Une difficulté côté russe
Si le programme Soyouz de vols habités existe depuis les années 1960 et a réussi la plupart de ses missions, il connait lui aussi des difficultés. La mission MS-22 a bien été lancée en septembre dernier avec, à bord, l'astronaute américain Francisco Rubio, ce qui n'était pas gagné, après l'invasion de l'Ukraine par la Russie.
Mais elle n'a pas pu ramener son équipage. Une microfuite (un trou de 0,8 mm dans un de ses compartiments) a eu raison de la cabine et l'agence spatiale russe Roscosmos a dû se résigner à la faire revenir vers la Terre à vide. MS-23 a été lancée à vide pour la remplacer et assurer leur retour. Elle est d'ailleurs maintenant bien arrimée à l'ISS. Mais ce choix annonce un décalage dans le calendrier des Soyouz, puisqu'à l'origine MS-23 ne devait pas décoller à vide, mais amener les Russes Oleg Kononenko et Nikolai Chub ainsi que l'États-unien Loral O'Hara à bord de l'ISS.
Cette difficulté est une pierre de plus dans le jardin russe alors qu'en 2020 et l'arrivée de SpaceX, le programme Soyouz a perdu son quasi-monopole des vols habités, même si les vaisseaux étaient vieillissants.

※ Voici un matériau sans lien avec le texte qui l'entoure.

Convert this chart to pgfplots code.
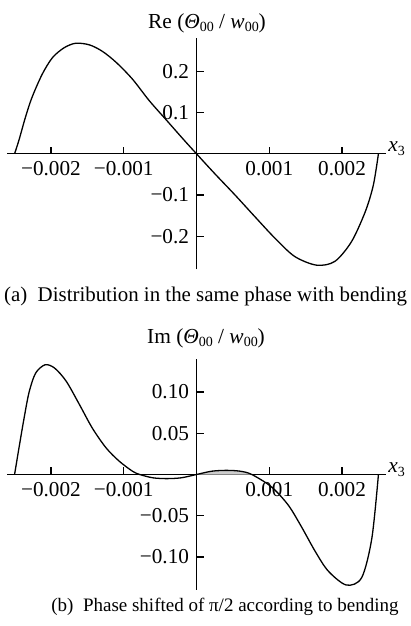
\documentclass[border=0pt]{standalone}
\usepackage{fontspec}
\setmainfont{Liberation Serif}
\usepackage{pgfplots}
\pgfplotsset{compat=1.18}

\pgfplotsset{
  panel/.style={
    width=189.2pt, height=115.5pt, scale only axis,
    anchor=south west,
    axis lines=middle,
    axis line style={line width=0.7pt, -},
    every inner x axis line/.append style={-},
    every inner y axis line/.append style={-},
    xmin=-0.0026, xmax=0.0026,
    scaled ticks=false,
    xtick={-0.002,-0.001,0.001,0.002},
    xticklabels={−0.002,−0.001,0.001,0.002},
    tick align=inside, major tick length=3.5pt,
    tick style={line width=0.6pt, black},
    ticklabel style={font=\fontsize{10.6}{13}\selectfont},
    clip=false,
  },
  curve/.style={black, line width=0.65pt, smooth, tension=0.5},
}
\newcommand{\ratio}{(\textit{Θ}\raisebox{-0.35ex}{\scriptsize 00} / \textit{w}\raisebox{-0.35ex}{\scriptsize 00})}

\begin{document}
\fontsize{10.7}{13}\selectfont
\begin{tikzpicture}
\useasboundingbox (0,0) rectangle (205.5pt,313pt);

% (a) in-phase part
\begin{axis}[panel, at={(3.65pt,178.35pt)},
  ymin=-0.28, ymax=0.28,
  ytick={-0.2,-0.1,0.1,0.2},
  yticklabels={−0.2,−0.1,0.1,0.2}]
\addplot[curve] coordinates {
(-0.00250,0) (-0.00244,0.033) (-0.00235,0.089) (-0.00226,0.137)
(-0.00212,0.193) (-0.00198,0.233) (-0.00182,0.257) (-0.00166,0.268)
(-0.00147,0.264) (-0.00129,0.248) (-0.00110,0.221) (-0.00088,0.181)
(-0.00065,0.129) (-0.00041,0.081) (-0.00018,0.035) (0,0)
(0.00025,-0.048) (0.00053,-0.100) (0.00080,-0.152) (0.00108,-0.205)
(0.00135,-0.249) (0.00165,-0.270) (0.00190,-0.261) (0.00213,-0.213)
(0.00232,-0.140) (0.00243,-0.076) (0.00250,0)};
\node[anchor=west, inner sep=0pt] at (axis cs:0.00263,0.012) {\textit{x}\raisebox{-0.4ex}{\scriptsize 3}};
\end{axis}

% (b) quadrature part
\begin{axis}[panel, at={(3.65pt,18pt)},
  ymin=-0.14, ymax=0.14,
  ytick={-0.10,-0.05,0.05,0.10},
  yticklabels={−0.10,−0.05,0.05,0.10}]
\addplot[fill=gray!40, draw=none, smooth] coordinates {
(0,0) (0.00021,0.0035) (0.00041,0.0048) (0.00060,0.0035) (0.00076,0)} -- cycle;
\addplot[curve] coordinates {
(-0.00250,0) (-0.00244,0.032) (-0.00237,0.068) (-0.00230,0.100)
(-0.00221,0.123) (-0.00208,0.133) (-0.00195,0.129) (-0.00179,0.113)
(-0.00161,0.085) (-0.00143,0.056) (-0.00124,0.032) (-0.00106,0.016)
(-0.00088,0.004) (-0.00078,0) (-0.00060,-0.004) (-0.00041,-0.005)
(-0.00021,-0.004) (0,0)
(0.00021,0.004) (0.00041,0.005) (0.00060,0.004) (0.00076,0)
(0.00103,-0.015) (0.00126,-0.037) (0.00144,-0.063) (0.00163,-0.093)
(0.00181,-0.117) (0.00206,-0.134) (0.00227,-0.125) (0.00241,-0.077)
(0.00250,0)};
\node[anchor=west, inner sep=0pt] at (axis cs:0.00263,0.006) {\textit{x}\raisebox{-0.4ex}{\scriptsize 3}};
\end{axis}

\node at (103.5pt,301.5pt) {Re \ratio};
\node at (103pt,144pt) {Im \ratio};
\node[font=\fontsize{10.45}{13}\selectfont] at (102.75pt,164.5pt) {(a)\ \ Distribution in the same phase with bending};
\node[font=\fontsize{9.5}{12}\selectfont] at (112.5pt,9.5pt) {(b)\ \ Phase shifted of π/2 according to bending};
\end{tikzpicture}
\end{document}
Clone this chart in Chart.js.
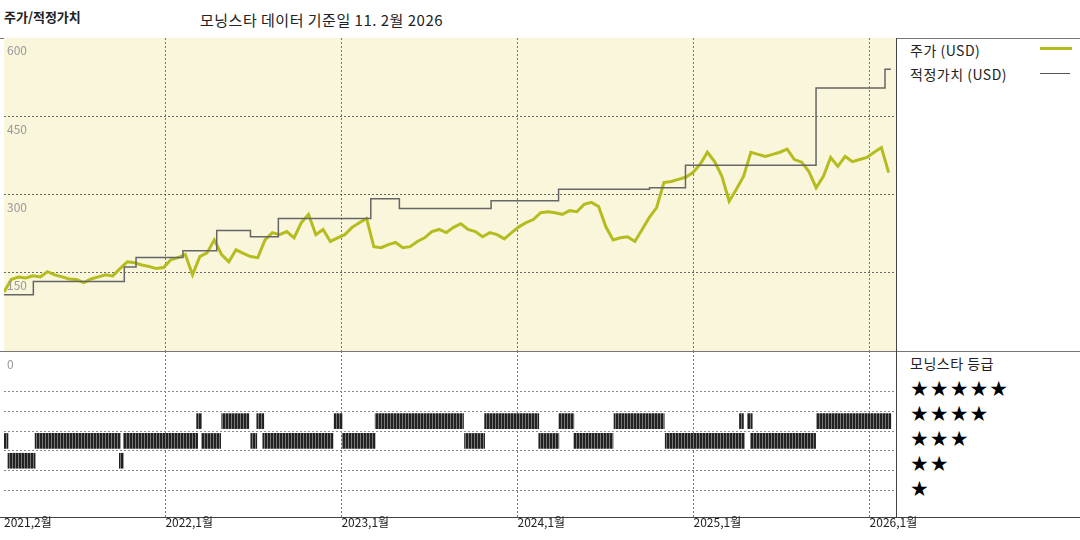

En juillet dernier, la Russie a annoncé qu'elle allait se retirer de l'ISS « après 2024 ». Le nouveau patron de Roscosmos, Iouri Borissov a expliqué en parallèle que la Russie allait créer une « station orbitale russe » en la présentant comme une future priorité pour son agence spatiale. Le spatial russe pâtit aussi des sanctions occidentales suite à l'invasion de l'Ukraine qui pourraient avoir des conséquences sur ce nouvel objectif.
La Chine a augmenté la cadence
Alors que la Chine lance des vols habités depuis 2003, elle a augmenté la cadence d'envoi de ses vaisseaux Shenzhou depuis 2021. À un rythme de deux lancements par an, le pays commence à assurer une certaine régularité. Lancée en novembre dernier en direction de la Station spatiale chinoise (SSC), Shenzhou 15 devrait revenir sur Terre en juin, vient d'annoncer l'Agence chinoise des vols spatiaux habités.
L'arlésienne européenne
On a gardé l'acteur européen du spatial pour la fin. Depuis 1975 et les ébauches du projet Hermès, l'Europe affiche de temps en temps des ambitions pour les vols habités. En septembre dernier, ArianeGroup présentait Susie, un dernier étage d'Ariane 6 réutilisable et habitable. Cette présentation devait pousser l'habitable dans l'agenda européen, qui a été fixé en novembre par la conférence ministérielle de l'ESA. Si celle-ci a décidé d'une augmentation du budget de l'agence spatiale, elle a évité, expliquait la Tribune, de se positionner sur le sujet de l'habité et a préféré suspendre la question à la remise d'un rapport de l'ESA et repousser la décision de son éventuel financement à la prochaine réunion ministérielle de 2025.
Vu les difficultés et retard de lancements, que ce soit pour Ariane ou pour Vega-C, il est bien possible que le vol habité pâtisse de l'ambiance morose qui touche actuellement le spatial européen.